March 26th, 2004
By John Rice, Associated Press
Photo: Charles Milton, one of the six Britons rescued from a cave is escorted by Mexican soldiers in Cuetzalan de Progreso, Mexico Thursday, March 25, 2004. (AP Photo / Joel Merino)
MEXICO CITY (AP) - Six rescued British cavers at the center of a political dispute were taken to an immigration detention center for questioning on Friday and politicians accused the explorers of violating Mexican sovereignty.
But a day after the six were rescued from a water-blocked cavern, Mexican cavers defended their British colleagues and ridiculed the controversy over the presence of the foreign soldiers.
"Many of our athletes are soldiers and go to train in other countries. That does not make them spies," a top Mexican mountain climber, Ricardo Torres Nava, said on Mexico's top morning television news show on Friday.
British and Mexican divers helped the six trapped but unharmed cavers out of the Alpazat caverns, some 175 kilometers (110 miles) northwest of Mexico City, and the men were taken to a hospital for checks before being driven to Mexico City on Friday.
Their bus drove quickly past reporters into the immigration center compound in eastern Mexico City.
Word that four of the men were British soldiers - and the fact they at first turned down local help - created days of controversy in Mexico, whose government demanded Britain explain what they were doing.
Mexican law requires a special visa for scientific explorations and bans foreign military exercises.
Photo: A British caver arrives for questioning by Mexican authorities at the Iztapalapa immigration center in Mexico City March 26, 2004. A group of 13 cavers, most members of the Combined Services Caving Association, are at the center of a diplomatic spat after six of them became trapped underground for a week. The Mexican government is upset it was not told in advance of their presence. (REUTERS / Henry Romero)
A British Ministry of Defense description of the trip by the Combined Forces cave club as an "official military adventurous training expedition" fed the uproar in the Mexican press.
Mexico's Senate on Thursday issued a summons for Interior Secretary Santiago Creel testify about the cavers' immigration status. Sen. Laura Alicia Garza complained there had been a "flagrant violation" of national sovereignty.
However a page within the Web site for the government's own Mexican Tourism Board, www.visitmexico.com, promotes cave exploration in the Cuetzalan area as a form of tourism "for experimented (experienced) speleologists."
Mexican explorers said Friday that the British had been exploring the cave system for 18 years, routinely publishing their findings and posting them on the Internet.

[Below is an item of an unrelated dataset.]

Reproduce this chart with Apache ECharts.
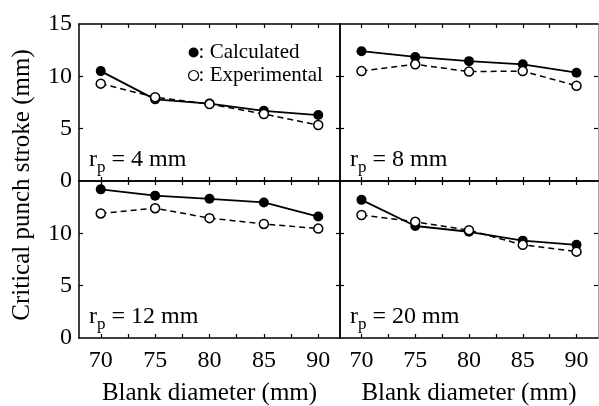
<!DOCTYPE html>
<html>
<head>
<meta charset="utf-8">
<script src="https://cdn.jsdelivr.net/npm/echarts@6/dist/echarts.min.js"></script>
<style>
  html, body { margin: 0; padding: 0; background: #fff; }
  #chart { width: 599px; height: 406px; }
</style>
</head>
<body>
<div id="chart"></div>
<script>
// blank diameter (mm)
const diameters = [70, 75, 80, 85, 90];
const xTickLabels = [70, 75, 80, 85, 90];
const xTicks = [70, 72.5, 75, 77.5, 80, 82.5, 85, 87.5, 90];
const yTicks = [5, 10];
const yLabelsTop = [0, 5, 10, 15];
const yLabelsBottom = [0, 5, 10];

// critical punch stroke (mm) per punch radius
const panelNames = ["4", "8", "12", "20"];
const calc4 = [10.5, 7.8, 7.4, 6.7, 6.3];
const exp4 = [9.3, 8.0, 7.35, 6.4, 5.35];
const calc8 = [12.4, 11.85, 11.45, 11.15, 10.35];
const exp8 = [10.5, 11.15, 10.45, 10.5, 9.1];
const calc12 = [14.2, 13.6, 13.3, 12.95, 11.6];
const exp12 = [11.9, 12.4, 11.45, 10.9, 10.45];
const calc20 = [13.2, 10.7, 10.15, 9.3, 8.9];
const exp20 = [11.75, 11.1, 10.3, 8.9, 8.25];

const calcSets = [calc4, calc8, calc12, calc20];
const expSets = [exp4, exp8, exp12, exp20];

const FONT = "Liberation Serif";
const chart = echarts.init(document.getElementById("chart"));

const grids = [
  { left: 79, top: 24, width: 261, height: 157 },
  { left: 340, top: 24, width: 258, height: 157 },
  { left: 79, top: 181, width: 261, height: 157 },
  { left: 340, top: 181, width: 258, height: 157 },
];

const xAxes = [];
const yAxes = [];
const series = [];

grids.forEach((g, i) => {
  const bottomRow = i >= 2;
  const leftCol = i % 2 === 0;
  ["bottom", "top"].forEach((pos) => {
    const labelled = bottomRow && pos === "bottom";
    xAxes.push({
      type: "value",
      gridIndex: i,
      position: pos,
      min: 68,
      max: 92,
      axisLine: { show: true, onZero: false, lineStyle: { color: "#000", width: 1.5 } },
      axisTick: {
        show: true,
        inside: true,
        length: 4,
        customValues: xTicks,
        lineStyle: { color: "#000", width: 1.2 },
      },
      axisLabel: {
        show: labelled,
        customValues: xTickLabels,
        color: "#000",
        fontFamily: FONT,
        fontSize: 24,
        margin: 11,
      },
      splitLine: { show: false },
      name: labelled ? "Blank diameter (mm)" : "",
      nameLocation: "middle",
      nameGap: 43,
      nameTextStyle: { color: "#000", fontFamily: FONT, fontSize: 25 },
    });
  });
  ["left", "right"].forEach((pos) => {
    const labelled = leftCol && pos === "left";
    const faint = !leftCol && pos === "right";
    yAxes.push({
      type: "value",
      gridIndex: i,
      position: pos,
      min: 0,
      max: 15,
      axisLine: {
        show: true,
        onZero: false,
        lineStyle: { color: faint ? "#aaa" : "#000", width: faint ? 1 : 1.5 },
      },
      axisTick: {
        show: true,
        inside: true,
        length: 4,
        customValues: yTicks,
        lineStyle: { color: "#000", width: 1.2 },
      },
      axisLabel: {
        show: labelled,
        customValues: bottomRow ? yLabelsBottom : yLabelsTop,
        color: "#000",
        fontFamily: FONT,
        fontSize: 24,
        margin: 7,
      },
      splitLine: { show: false },
    });
  });

  series.push({
    name: "Calculated",
    type: "line",
    xAxisIndex: i * 2,
    yAxisIndex: i * 2,
    data: diameters.map((d, k) => [d, calcSets[i][k]]),
    symbol: "circle",
    symbolSize: 10,
    lineStyle: { color: "#000", width: 1.8 },
    itemStyle: { color: "#000" },
    z: 3,
  });
  series.push({
    name: "Experimental",
    type: "line",
    xAxisIndex: i * 2,
    yAxisIndex: i * 2,
    data: diameters.map((d, k) => [d, expSets[i][k]]),
    symbol: "circle",
    symbolSize: 9,
    lineStyle: { color: "#000", width: 1.5, type: [6, 4] },
    itemStyle: { color: "#fff", borderColor: "#000", borderWidth: 1.5 },
    z: 4,
  });
});

const panelLabels = grids.map((g, i) => ({
  type: "text",
  left: g.left + 10,
  top: g.top + 124,
  style: {
    text: "{r|r}{p|p}{r| = " + panelNames[i] + " mm}",
    rich: {
      r: { fontFamily: FONT, fontSize: 24, fill: "#000", verticalAlign: "middle", lineHeight: 24 },
      p: { fontFamily: FONT, fontSize: 17, fill: "#000", verticalAlign: "bottom", lineHeight: 33 },
    },
  },
}));

chart.setOption({
  backgroundColor: "#fff",
  animation: false,
  grid: grids.map((g) => Object.assign({ containLabel: false, outerBoundsMode: "none" }, g)),
  xAxis: xAxes,
  yAxis: yAxes,
  series,
  legend: {
    orient: "vertical",
    left: 183,
    top: 37,
    itemGap: 2,
    itemWidth: 10,
    itemHeight: 10,
    formatter: ": {name}",
    textStyle: { color: "#000", fontFamily: FONT, fontSize: 21, padding: [0, 0, 0, -5] },
    data: [
      { name: "Calculated", icon: "circle", itemStyle: { color: "#000" } },
      {
        name: "Experimental",
        icon: "circle",
        itemStyle: { color: "#fff", borderColor: "#000", borderWidth: 1.2 },
      },
    ],
  },
  graphic: [
    {
      type: "text",
      x: 22,
      y: 185,
      rotation: Math.PI / 2,
      style: {
        text: "Critical punch stroke (mm)",
        fontFamily: FONT,
        fontSize: 25,
        fill: "#000",
        align: "center",
        verticalAlign: "middle",
      },
    },
    ...panelLabels,
  ],
});
</script>
</body>
</html>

"The explorations have never been secret," said Ramon Espinasa, president of the Mexican Society of Subterranean Exploration and a participant on earlier expeditions with the British. He said the British were merely helping map the caves.
Javier Vargas, a caver from the National University mountain climbing association ridiculed local press reports that the British might have been seeking uranium or other minerals.
"Uranium doesn't come from that kind of rock," he said, and to get any uranium, "you would have to process tons of rocks."
Torres said many foreign cave explorers come to this cave-riddled country: "Mexico is the Himalayas of all speleology."
On Thursday night, Assistant Interior Secretary Armando Salinas said the 12-man caving team "will be placed in the custody of immigration authorities" while officials determine if they violated their travel visas.
"Their stay was legal as tourists, but there are indications that their activities were not of this type," Salinas said.
As a safety precaution, half of the caving team was above ground when waters rose on March 17, trapping their compatriots, who had brought supplies to cope with such problems, including ground-penetrating radios.
One of those rescued, Jonathan Sims, said the team was never in danger and would have preferred to just wait underground for the water to runoff so that they could walk out without assistance.
"Everything went as planned," Sims said. "We thought we might have a problem with the (water) so we put in a plan, we had food in there, communications."
Each explorer was given sandwiches and fruit drinks upon being rescued and all were reported to be in good health. They joked that they wanted beer and said they were looking forward to seeing their loved ones.
Before the rescue Thursday, Mexico's Foreign Relations Department expressed "profound concern" that the explorers had failed to seek permission to enter the country for scientific explorations.
A diplomatic note demanded a "detailed explanation of the type of activities" the group was carrying out "and about the objectives of their investigation."